Héctor parecía saberlo todo sobre ella. Y Ana absolutamente nada. Pero el hecho de que su vecino la tuviera muy estudiada no le daba miedo. En realidad era un “tío muy majo” y había algo en su voz, en su forma de hablar, que le inspiraba confianza. Habían quedado en que, cuando pasara toda la cuarentena y la crisis se esfumara, tomarían un café en la librería de enfrente y compartirían reseñas de libros. Héctor parecía haberlo leído todo, como si hubiese tenido todo el tiempo del mundo para ahogarse en cuanto libro se le cruzara. Esa noche decidieron beberse una copa de vino, cada quien a su lado de la pared. Brindaron entre risas, cada uno a su lado y fingiendo el choque de copas. Después de mucho vino, la conversación se apagó y ambos cayeron en un sueño profundo. 

Un día recibió una llamada. Era el dueño de su piso, Ángel, que quería saber cómo había ido todo durante la cuarentena.

-¿Ana? ¿Cómo has estado, todo en orden en el piso?

-Todo en orden. Sobreviviendo al encierro, pero bueno, no me puedo quejar. Me he entretenido.

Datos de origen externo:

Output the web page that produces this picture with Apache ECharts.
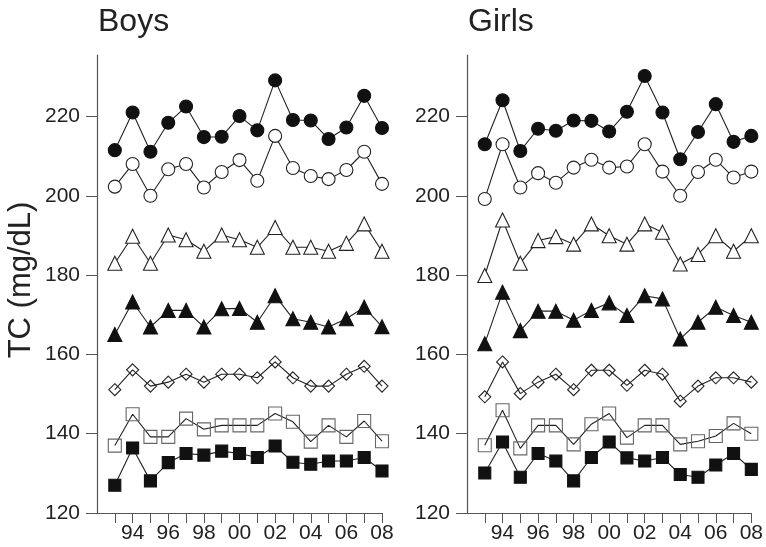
<!DOCTYPE html>
<html>
<head>
<meta charset="utf-8">
<script src="https://cdn.jsdelivr.net/npm/echarts@6/dist/echarts.min.js"></script>
<style>
  html, body { margin: 0; padding: 0; background: #fff; }
  #main { width: 766px; height: 547px; }
</style>
</head>
<body>
<div id="main"></div>
<script>
// survey years (x axis), 1993 - 2008
var years = [1993, 1994, 1995, 1996, 1997, 1998, 1999, 2000, 2001, 2002, 2003, 2004, 2005, 2006, 2007, 2008];
var yTicks = [120, 140, 160, 180, 200, 220];
var xLabelYears = [1994, 1996, 1998, 2000, 2002, 2004, 2006, 2008];

// Boys, TC (mg/dL), top curve to bottom curve
var boysFilledCircle  = [211.5, 221.0, 211.1, 218.4, 222.5, 214.8, 214.9, 220.1, 216.5, 229.1, 219.1, 219.0, 214.3, 217.2, 225.2, 217.1];
var boysOpenCircle    = [202.3, 208.0, 200.0, 206.7, 208.0, 202.1, 206.0, 209.0, 203.8, 215.1, 207.0, 205.0, 204.2, 206.5, 211.1, 203.0];
var boysOpenTriangle  = [183.0, 189.8, 183.0, 190.1, 188.9, 186.0, 190.1, 188.9, 187.0, 192.0, 187.0, 187.0, 186.0, 188.0, 192.9, 186.0];
var boysFilledTriangle= [165.0, 173.2, 166.9, 171.1, 171.1, 166.9, 171.5, 171.6, 168.1, 174.8, 169.0, 168.1, 166.9, 169.0, 171.9, 167.0];
var boysDiamond       = [151.1, 156.1, 152.0, 153.0, 155.0, 153.0, 155.0, 155.0, 154.1, 158.1, 154.1, 152.0, 152.0, 155.0, 157.0, 152.0];
var boysOpenSquare    = [137.0, 144.9, 139.2, 139.2, 143.8, 141.1, 142.1, 142.1, 142.1, 145.1, 143.0, 138.0, 142.1, 139.2, 143.2, 138.1];
var boysFilledSquare  = [127.0, 136.4, 128.1, 132.7, 135.0, 134.6, 135.6, 135.0, 134.0, 136.9, 132.8, 132.3, 133.1, 133.1, 134.0, 130.6];

// Girls
var girlsFilledCircle  = [213.0, 224.1, 211.3, 216.9, 216.4, 219.0, 218.9, 216.2, 221.2, 230.2, 221.0, 209.2, 216.1, 223.1, 213.6, 215.1];
var girlsOpenCircle    = [199.2, 213.0, 202.1, 205.7, 203.3, 207.1, 209.1, 207.1, 207.4, 213.0, 206.1, 200.0, 206.0, 209.1, 204.6, 206.1];
var girlsOpenTriangle  = [179.9, 193.9, 183.0, 188.7, 189.7, 187.8, 192.9, 189.9, 187.8, 192.9, 190.8, 182.8, 185.2, 189.9, 186.0, 189.9];
var girlsFilledTriangle= [162.7, 175.7, 166.0, 170.9, 170.9, 168.6, 171.1, 173.0, 169.8, 174.8, 174.0, 163.9, 168.1, 171.9, 169.8, 168.1];
var girlsDiamond       = [149.3, 158.1, 150.1, 153.0, 155.0, 151.1, 156.0, 156.0, 152.2, 156.0, 155.0, 148.2, 152.0, 154.1, 154.1, 153.0];
var girlsOpenSquare    = [137.1, 145.9, 136.3, 142.1, 142.1, 137.3, 142.4, 145.1, 139.0, 142.1, 142.1, 137.3, 138.1, 139.4, 142.6, 140.0];
var girlsFilledSquare  = [130.1, 137.9, 129.0, 135.0, 133.1, 128.1, 134.0, 137.9, 133.9, 133.1, 134.0, 129.7, 129.0, 132.1, 135.0, 131.0];

var FONT = 'Liberation Sans, Arial, Helvetica, sans-serif';
var AXIS_COLOR = '#555';

// marker look for each curve
var markers = [
    { symbol: 'circle',   size: 13, fill: '#111',        border: '#111' },
    { symbol: 'circle',   size: 13, fill: '#fff',        border: '#222' },
    { symbol: 'triangle', size: 14, fill: '#fff',        border: '#222' },
    { symbol: 'triangle', size: 14, fill: '#111',        border: '#111' },
    { symbol: 'diamond',  size: 12, fill: 'rgba(0,0,0,0)', border: '#222' },
    { symbol: 'rect',     size: 13, fill: 'rgba(0,0,0,0)', border: '#666' },
    { symbol: 'rect',     size: 12, fill: '#111',        border: '#111' }
];

var boysSets = [boysFilledCircle, boysOpenCircle, boysOpenTriangle, boysFilledTriangle, boysDiamond, boysOpenSquare, boysFilledSquare];
var girlsSets = [girlsFilledCircle, girlsOpenCircle, girlsOpenTriangle, girlsFilledTriangle, girlsDiamond, girlsOpenSquare, girlsFilledSquare];

function pairs(vals) {
    var out = [];
    for (var i = 0; i < years.length; i++) {
        out.push([years[i], vals[i]]);
    }
    return out;
}

function makeSeries(sets, idx) {
    var list = [];
    for (var i = 0; i < sets.length; i++) {
        var m = markers[i];
        list.push({
            type: 'line',
            xAxisIndex: idx,
            yAxisIndex: idx,
            data: pairs(sets[i]),
            symbol: m.symbol,
            symbolSize: m.size,
            showAllSymbol: true,
            lineStyle: { color: '#222', width: 1.1 },
            itemStyle: { color: m.fill, borderColor: m.border, borderWidth: 1.1, opacity: 1 },
            emphasis: { disabled: true },
            z: 2
        });
    }
    return list;
}

function xAxisFor(idx) {
    return {
        type: 'value',
        gridIndex: idx,
        min: 1992,
        max: 2008,
        interval: 1,
        splitLine: { show: false },
        axisLine: { lineStyle: { color: AXIS_COLOR, width: 1.2 } },
        axisTick: { inside: false, length: 10, lineStyle: { color: AXIS_COLOR, width: 1 }, customValues: years },
        axisLabel: {
            customValues: xLabelYears,
            margin: 10,
            color: '#222',
            fontFamily: FONT,
            fontSize: 21,
            formatter: function (v) { return String(v).slice(2); }
        }
    };
}

function yAxisFor(idx) {
    return {
        type: 'value',
        gridIndex: idx,
        min: 120,
        max: 235.5,
        interval: 20,
        splitLine: { show: false },
        axisLine: { show: true, lineStyle: { color: AXIS_COLOR, width: 1.2 } },
        axisTick: { show: true, length: 11, lineStyle: { color: AXIS_COLOR, width: 1 }, customValues: yTicks },
        axisLabel: {
            customValues: yTicks,
            margin: 17,
            color: '#222',
            fontFamily: FONT,
            fontSize: 21
        }
    };
}

var myChart = echarts.init(document.getElementById('main'), null, { renderer: 'canvas' });

var option = {
    animation: false,
    backgroundColor: '#fff',
    title: [
        { text: 'Boys', left: 93, top: 1, textStyle: { fontFamily: FONT, fontSize: 32, fontWeight: 'normal', color: '#222' } },
        { text: 'Girls', left: 463, top: 1, textStyle: { fontFamily: FONT, fontSize: 32, fontWeight: 'normal', color: '#222' } }
    ],
    graphic: [{
        type: 'text',
        x: 21,
        y: 280,
        rotation: Math.PI / 2,
        style: {
            text: 'TC (mg/dL)',
            fontFamily: FONT,
            fontSize: 31,
            fill: '#222',
            align: 'center',
            verticalAlign: 'middle'
        }
    }],
    grid: [
        { left: 97, right: 384, top: 55, bottom: 34 },
        { left: 467, right: 14, top: 55, bottom: 34 }
    ],
    xAxis: [xAxisFor(0), xAxisFor(1)],
    yAxis: [yAxisFor(0), yAxisFor(1)],
    series: makeSeries(boysSets, 0).concat(makeSeries(girlsSets, 1))
};

myChart.setOption(option);
</script>
</body>
</html>
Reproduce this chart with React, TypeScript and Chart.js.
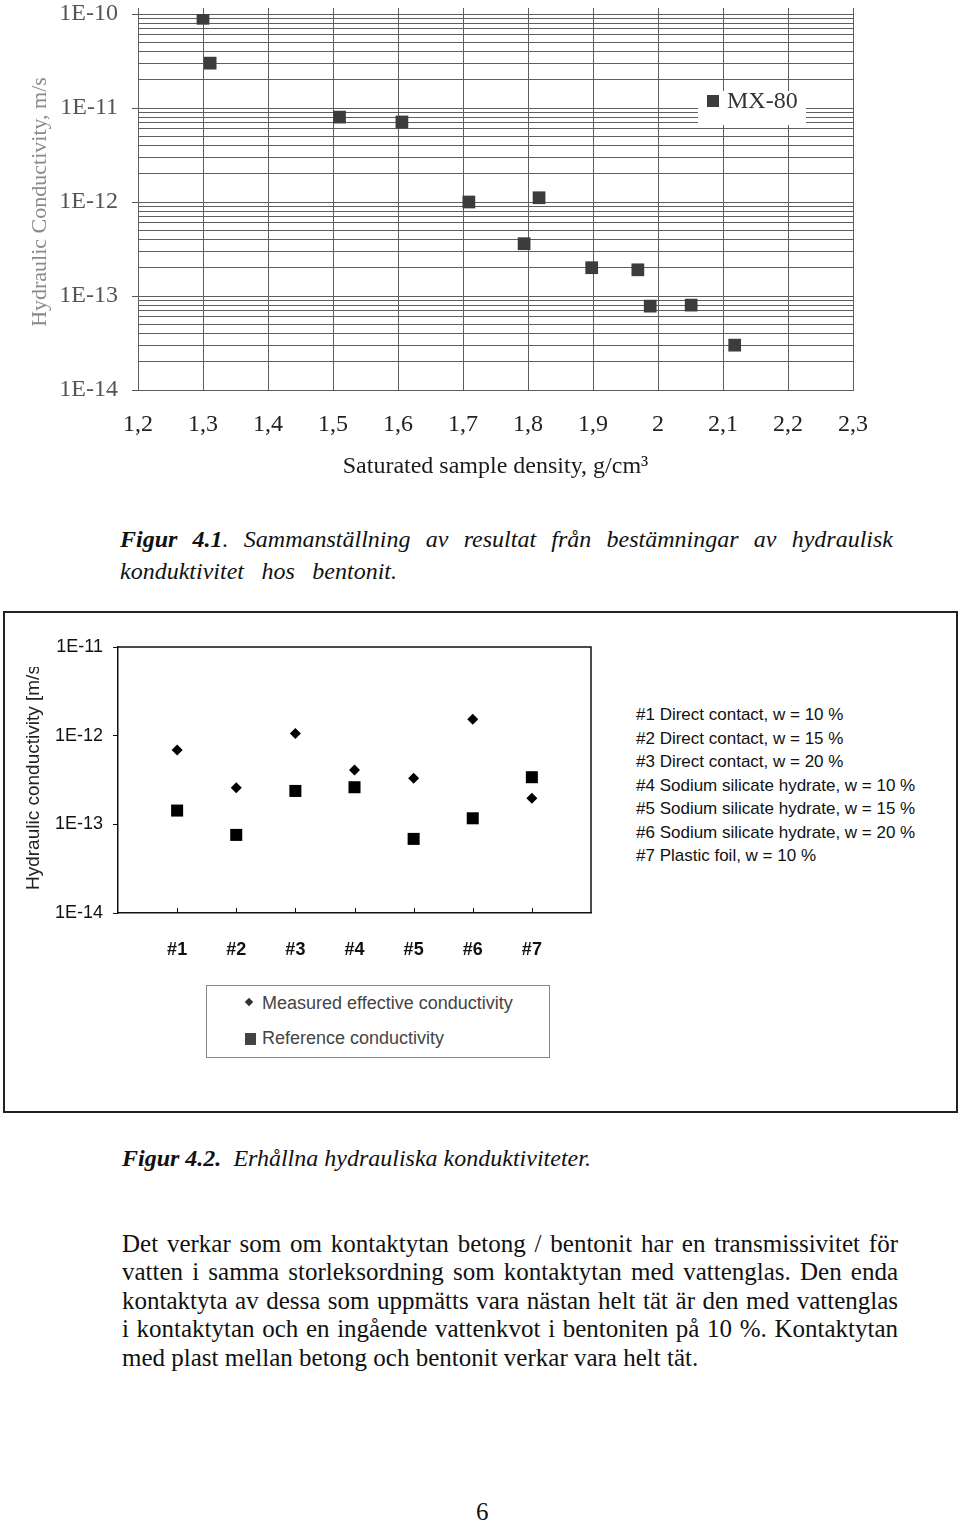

-¿Si? No me digas que con la música a todo volumen, que ya sabes que la vecina del 6 se queja…

-¡Ja! No que va, no te preocupes. En realidad he estado leyendo, escribiendo y charlando con el vecino. No sabía que tenía un vecino en el 4, siempre pensé que el piso estaba vacío, pero ahora que le he conocido nos hemos vuelto buenos amigos…

-¿Qué dices? ¿El vecino del 4?

-Sí…

-¿De qué hablas Ana? En el 4 no vive nadie. 

-Que sí, que ahí vive Héctor.

-Ana, allí no vive nadie. Te lo juro. Ese piso también es mío y no se lo alquilo a nadie. Me estás asustando. Además, has dicho que vive un tal Héctor, ¿cierto?

-No me jodas, Ángel. He hablado con él, te digo que ahí vive alguien.

-¿Sabes qué? Me has hecho dudar. Porque podría tratarse de un inquilino que está viviendo allí sin permiso. No salgas de tu piso, Ana. Llamaré al portero para que vaya a revisar. Cuando llegue, dile que la llave está oculta bajo la alfombra. ¿Harás eso por mí?

Ana cortó la llamada después de un “sí” temeroso. El miedo se le esfumó al instante. Esto no podía ser cierto. Decidió tomar cartas en el asunto y salió de su piso. Se puso frente a la puerta del 4, extrajo la llave de la alfombra y abrió la puerta.